## [Goal of the exercise]
Omit every picture, and retype the lines that run from the beginning of the data below through the line containing "import * as d3 from 'd3';", inclusive.

## [Data segment]
+ + + +
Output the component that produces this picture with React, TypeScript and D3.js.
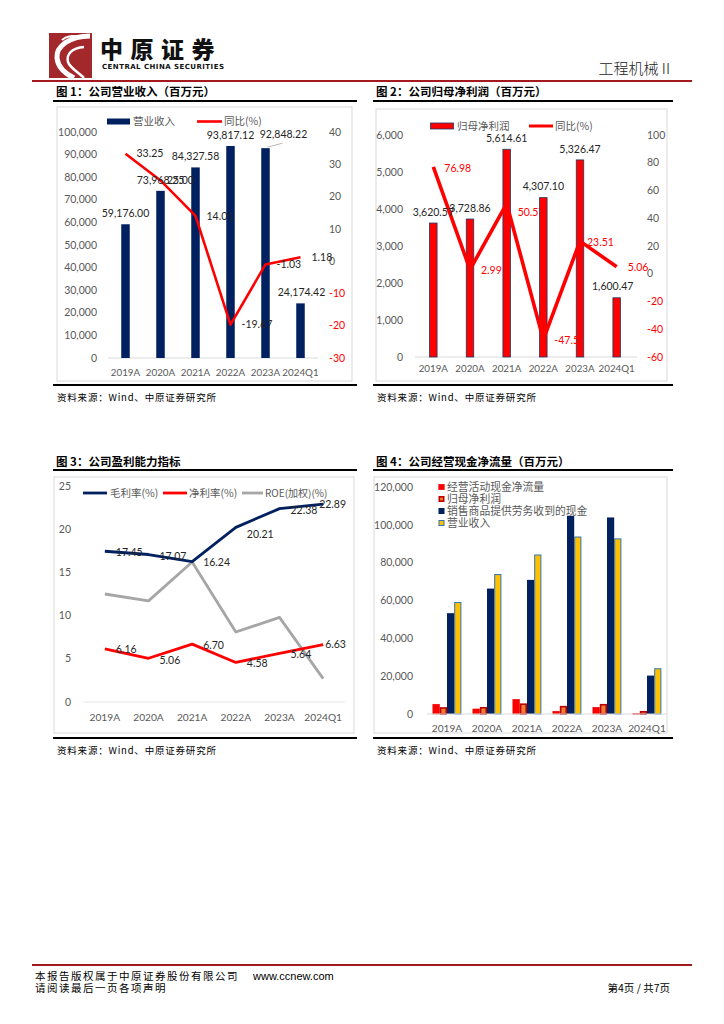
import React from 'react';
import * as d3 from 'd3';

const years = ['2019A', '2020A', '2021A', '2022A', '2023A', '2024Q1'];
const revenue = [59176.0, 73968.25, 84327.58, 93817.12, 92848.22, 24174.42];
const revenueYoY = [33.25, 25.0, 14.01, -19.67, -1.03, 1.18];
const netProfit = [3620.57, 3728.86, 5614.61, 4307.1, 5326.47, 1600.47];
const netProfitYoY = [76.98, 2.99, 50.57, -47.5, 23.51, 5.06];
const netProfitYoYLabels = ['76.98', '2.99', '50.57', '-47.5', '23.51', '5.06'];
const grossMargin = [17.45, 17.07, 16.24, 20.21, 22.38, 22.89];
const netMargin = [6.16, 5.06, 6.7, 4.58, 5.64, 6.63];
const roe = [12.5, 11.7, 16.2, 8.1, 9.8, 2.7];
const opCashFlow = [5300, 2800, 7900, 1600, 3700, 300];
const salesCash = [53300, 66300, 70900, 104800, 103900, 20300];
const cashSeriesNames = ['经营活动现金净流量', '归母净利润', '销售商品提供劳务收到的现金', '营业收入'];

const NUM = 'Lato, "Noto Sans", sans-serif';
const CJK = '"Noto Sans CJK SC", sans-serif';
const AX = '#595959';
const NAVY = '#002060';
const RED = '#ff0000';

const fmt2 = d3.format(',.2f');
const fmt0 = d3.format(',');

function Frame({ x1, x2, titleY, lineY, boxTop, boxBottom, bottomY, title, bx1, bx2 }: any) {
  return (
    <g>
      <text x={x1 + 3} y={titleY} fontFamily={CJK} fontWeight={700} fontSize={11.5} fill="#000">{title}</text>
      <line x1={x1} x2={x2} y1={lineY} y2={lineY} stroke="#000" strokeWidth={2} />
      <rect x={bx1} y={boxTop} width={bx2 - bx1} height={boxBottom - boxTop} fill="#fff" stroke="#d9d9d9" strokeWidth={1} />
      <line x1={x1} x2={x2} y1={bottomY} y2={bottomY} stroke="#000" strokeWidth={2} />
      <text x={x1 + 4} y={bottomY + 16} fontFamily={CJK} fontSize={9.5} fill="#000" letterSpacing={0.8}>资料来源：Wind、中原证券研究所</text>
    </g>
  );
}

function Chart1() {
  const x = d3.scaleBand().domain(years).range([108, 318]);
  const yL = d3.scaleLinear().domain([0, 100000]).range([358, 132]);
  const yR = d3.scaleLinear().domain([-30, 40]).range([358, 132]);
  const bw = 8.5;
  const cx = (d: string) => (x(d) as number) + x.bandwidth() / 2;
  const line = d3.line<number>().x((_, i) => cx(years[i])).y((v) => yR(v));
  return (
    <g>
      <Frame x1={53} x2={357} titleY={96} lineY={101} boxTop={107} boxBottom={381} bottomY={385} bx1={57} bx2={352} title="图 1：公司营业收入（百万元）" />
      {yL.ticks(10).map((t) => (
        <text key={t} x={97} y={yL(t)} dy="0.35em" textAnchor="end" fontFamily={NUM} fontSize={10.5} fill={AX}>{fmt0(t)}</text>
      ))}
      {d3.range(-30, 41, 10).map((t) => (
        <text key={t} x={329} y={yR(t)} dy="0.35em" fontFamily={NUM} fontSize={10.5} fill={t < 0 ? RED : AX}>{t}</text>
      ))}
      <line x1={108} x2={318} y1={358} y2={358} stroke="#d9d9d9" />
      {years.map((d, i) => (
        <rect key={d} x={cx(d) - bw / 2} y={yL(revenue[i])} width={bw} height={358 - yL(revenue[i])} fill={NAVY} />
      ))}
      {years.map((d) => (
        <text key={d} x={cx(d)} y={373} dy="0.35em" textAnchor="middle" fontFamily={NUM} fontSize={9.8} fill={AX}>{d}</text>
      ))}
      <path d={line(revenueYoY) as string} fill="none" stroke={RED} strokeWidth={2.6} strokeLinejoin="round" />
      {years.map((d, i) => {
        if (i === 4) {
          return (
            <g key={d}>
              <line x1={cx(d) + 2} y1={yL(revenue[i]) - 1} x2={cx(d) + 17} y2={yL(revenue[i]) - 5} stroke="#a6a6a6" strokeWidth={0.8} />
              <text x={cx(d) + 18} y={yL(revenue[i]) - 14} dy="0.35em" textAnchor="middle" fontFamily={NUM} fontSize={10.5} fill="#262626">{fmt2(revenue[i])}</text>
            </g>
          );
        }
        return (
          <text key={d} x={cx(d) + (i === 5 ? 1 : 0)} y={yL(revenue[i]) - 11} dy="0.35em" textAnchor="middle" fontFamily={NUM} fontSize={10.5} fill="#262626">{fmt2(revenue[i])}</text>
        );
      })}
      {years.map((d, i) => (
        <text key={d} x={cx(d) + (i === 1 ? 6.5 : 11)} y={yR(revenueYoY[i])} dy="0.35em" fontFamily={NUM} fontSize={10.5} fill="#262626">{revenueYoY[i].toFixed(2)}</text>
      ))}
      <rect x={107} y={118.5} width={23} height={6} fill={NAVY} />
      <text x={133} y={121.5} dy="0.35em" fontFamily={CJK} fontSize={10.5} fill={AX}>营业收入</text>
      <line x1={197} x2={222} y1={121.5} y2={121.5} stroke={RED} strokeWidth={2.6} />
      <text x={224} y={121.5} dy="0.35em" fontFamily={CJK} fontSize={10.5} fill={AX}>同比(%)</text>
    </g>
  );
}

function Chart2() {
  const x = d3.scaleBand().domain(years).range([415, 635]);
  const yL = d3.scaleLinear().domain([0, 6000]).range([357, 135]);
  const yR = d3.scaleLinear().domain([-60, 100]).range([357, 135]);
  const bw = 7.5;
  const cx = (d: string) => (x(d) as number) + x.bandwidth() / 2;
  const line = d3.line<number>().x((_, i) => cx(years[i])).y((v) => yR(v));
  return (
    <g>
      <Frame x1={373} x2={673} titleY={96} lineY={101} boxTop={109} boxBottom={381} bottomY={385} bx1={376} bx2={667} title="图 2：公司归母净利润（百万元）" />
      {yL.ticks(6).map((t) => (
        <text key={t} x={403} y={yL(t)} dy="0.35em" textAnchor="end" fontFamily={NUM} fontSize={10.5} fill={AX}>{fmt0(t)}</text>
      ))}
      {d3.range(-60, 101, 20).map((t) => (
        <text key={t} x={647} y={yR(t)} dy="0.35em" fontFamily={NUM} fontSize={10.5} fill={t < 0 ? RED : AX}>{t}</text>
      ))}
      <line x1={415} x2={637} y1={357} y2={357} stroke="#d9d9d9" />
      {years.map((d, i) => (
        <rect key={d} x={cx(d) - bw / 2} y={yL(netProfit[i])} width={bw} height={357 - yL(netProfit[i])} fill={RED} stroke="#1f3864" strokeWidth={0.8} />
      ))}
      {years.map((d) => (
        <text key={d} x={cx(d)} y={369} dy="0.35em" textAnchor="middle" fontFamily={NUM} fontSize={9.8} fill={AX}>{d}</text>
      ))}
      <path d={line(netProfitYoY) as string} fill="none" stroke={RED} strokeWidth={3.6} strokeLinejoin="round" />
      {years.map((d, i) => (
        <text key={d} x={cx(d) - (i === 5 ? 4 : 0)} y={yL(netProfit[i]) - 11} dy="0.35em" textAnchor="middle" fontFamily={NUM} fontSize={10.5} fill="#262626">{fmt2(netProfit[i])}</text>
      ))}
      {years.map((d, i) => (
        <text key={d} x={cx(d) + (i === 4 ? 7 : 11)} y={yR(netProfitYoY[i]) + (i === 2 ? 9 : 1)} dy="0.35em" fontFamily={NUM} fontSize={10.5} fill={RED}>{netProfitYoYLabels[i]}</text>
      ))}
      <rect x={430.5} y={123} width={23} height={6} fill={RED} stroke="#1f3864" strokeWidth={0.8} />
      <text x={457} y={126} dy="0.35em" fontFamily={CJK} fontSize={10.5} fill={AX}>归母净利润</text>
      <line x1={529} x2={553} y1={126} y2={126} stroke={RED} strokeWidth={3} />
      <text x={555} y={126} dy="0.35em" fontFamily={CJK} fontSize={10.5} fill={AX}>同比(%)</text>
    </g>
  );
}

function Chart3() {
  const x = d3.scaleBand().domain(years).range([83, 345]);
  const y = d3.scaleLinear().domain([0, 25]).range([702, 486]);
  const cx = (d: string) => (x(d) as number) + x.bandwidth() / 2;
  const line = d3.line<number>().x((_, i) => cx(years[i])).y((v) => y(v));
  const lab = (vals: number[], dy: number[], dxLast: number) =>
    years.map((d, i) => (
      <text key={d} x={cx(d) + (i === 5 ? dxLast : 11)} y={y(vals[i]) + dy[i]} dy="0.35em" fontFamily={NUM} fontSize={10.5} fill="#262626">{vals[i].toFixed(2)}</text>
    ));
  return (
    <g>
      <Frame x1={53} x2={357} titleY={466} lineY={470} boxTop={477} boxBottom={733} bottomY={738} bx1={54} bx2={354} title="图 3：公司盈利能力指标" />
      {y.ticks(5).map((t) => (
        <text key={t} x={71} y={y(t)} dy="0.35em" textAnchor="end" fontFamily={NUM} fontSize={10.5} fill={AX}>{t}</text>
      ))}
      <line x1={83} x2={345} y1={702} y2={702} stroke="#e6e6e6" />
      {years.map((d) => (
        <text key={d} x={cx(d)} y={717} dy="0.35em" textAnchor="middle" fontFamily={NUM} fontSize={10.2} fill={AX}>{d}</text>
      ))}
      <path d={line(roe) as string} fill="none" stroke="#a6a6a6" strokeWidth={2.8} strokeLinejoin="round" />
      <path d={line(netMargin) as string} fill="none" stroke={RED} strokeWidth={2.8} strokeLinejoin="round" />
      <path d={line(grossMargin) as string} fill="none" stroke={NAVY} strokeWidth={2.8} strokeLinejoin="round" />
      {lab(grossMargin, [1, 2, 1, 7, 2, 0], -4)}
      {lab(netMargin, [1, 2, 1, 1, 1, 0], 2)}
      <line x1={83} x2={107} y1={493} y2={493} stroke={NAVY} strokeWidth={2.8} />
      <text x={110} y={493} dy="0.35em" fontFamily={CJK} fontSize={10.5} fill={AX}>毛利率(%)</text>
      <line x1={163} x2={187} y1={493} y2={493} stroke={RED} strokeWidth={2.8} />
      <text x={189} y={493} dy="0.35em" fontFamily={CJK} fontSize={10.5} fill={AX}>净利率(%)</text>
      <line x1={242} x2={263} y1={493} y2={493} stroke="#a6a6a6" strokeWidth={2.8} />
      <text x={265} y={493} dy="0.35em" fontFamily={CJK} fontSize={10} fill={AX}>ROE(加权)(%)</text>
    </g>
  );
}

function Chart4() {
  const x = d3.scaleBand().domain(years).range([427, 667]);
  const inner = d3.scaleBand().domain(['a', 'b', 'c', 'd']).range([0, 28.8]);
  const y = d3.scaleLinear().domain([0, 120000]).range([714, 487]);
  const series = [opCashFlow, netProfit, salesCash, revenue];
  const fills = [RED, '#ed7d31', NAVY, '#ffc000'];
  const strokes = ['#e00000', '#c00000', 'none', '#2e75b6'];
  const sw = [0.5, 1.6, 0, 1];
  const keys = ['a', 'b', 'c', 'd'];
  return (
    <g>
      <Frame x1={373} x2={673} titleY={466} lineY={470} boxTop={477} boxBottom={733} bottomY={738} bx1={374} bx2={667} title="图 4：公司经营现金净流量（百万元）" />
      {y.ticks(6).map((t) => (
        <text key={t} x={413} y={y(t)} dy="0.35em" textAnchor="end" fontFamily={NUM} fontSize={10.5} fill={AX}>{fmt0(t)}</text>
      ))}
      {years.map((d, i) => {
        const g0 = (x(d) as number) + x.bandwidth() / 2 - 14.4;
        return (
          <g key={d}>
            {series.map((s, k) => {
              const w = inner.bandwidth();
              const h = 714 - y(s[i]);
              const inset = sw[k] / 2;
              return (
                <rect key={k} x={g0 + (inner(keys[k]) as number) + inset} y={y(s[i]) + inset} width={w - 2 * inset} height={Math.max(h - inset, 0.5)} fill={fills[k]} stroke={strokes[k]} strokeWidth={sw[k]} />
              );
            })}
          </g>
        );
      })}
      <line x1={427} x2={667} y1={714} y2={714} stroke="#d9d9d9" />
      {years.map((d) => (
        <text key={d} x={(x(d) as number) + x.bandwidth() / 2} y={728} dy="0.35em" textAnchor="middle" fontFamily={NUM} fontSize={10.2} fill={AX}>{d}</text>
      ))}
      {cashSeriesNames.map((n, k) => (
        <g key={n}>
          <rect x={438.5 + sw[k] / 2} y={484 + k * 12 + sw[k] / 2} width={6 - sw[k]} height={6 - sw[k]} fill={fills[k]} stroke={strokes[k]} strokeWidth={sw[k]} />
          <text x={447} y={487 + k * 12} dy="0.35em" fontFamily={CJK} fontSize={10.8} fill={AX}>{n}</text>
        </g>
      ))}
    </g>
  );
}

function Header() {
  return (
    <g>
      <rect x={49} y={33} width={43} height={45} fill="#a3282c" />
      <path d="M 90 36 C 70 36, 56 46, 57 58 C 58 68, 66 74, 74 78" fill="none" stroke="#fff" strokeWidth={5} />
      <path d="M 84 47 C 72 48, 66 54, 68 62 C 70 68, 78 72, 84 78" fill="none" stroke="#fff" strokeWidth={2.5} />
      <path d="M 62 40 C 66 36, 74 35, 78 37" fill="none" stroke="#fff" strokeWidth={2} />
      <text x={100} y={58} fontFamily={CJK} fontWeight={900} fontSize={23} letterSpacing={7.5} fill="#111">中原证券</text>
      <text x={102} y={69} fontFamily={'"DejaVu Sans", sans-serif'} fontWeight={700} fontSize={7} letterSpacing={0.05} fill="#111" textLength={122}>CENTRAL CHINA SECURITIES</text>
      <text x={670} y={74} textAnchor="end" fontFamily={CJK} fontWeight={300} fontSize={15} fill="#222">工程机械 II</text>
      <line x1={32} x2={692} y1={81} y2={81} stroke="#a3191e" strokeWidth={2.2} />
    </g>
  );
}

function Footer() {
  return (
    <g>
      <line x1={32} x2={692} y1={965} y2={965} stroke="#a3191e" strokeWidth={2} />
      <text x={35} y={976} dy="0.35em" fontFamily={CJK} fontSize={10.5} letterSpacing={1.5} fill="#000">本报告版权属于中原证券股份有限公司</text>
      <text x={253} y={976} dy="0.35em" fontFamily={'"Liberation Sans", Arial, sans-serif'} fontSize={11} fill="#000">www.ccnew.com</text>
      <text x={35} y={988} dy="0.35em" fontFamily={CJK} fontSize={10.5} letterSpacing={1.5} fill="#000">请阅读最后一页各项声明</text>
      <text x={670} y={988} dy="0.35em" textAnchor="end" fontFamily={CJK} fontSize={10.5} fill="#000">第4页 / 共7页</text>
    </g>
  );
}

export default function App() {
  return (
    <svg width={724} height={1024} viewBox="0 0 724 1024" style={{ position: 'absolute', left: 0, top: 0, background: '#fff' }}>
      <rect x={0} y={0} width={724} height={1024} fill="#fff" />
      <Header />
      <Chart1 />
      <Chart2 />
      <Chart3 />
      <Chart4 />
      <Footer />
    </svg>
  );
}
+ + + +
## [Task response]
Output the component that produces this picture with React, TypeScript and D3.js.
import React from 'react';
import * as d3 from 'd3';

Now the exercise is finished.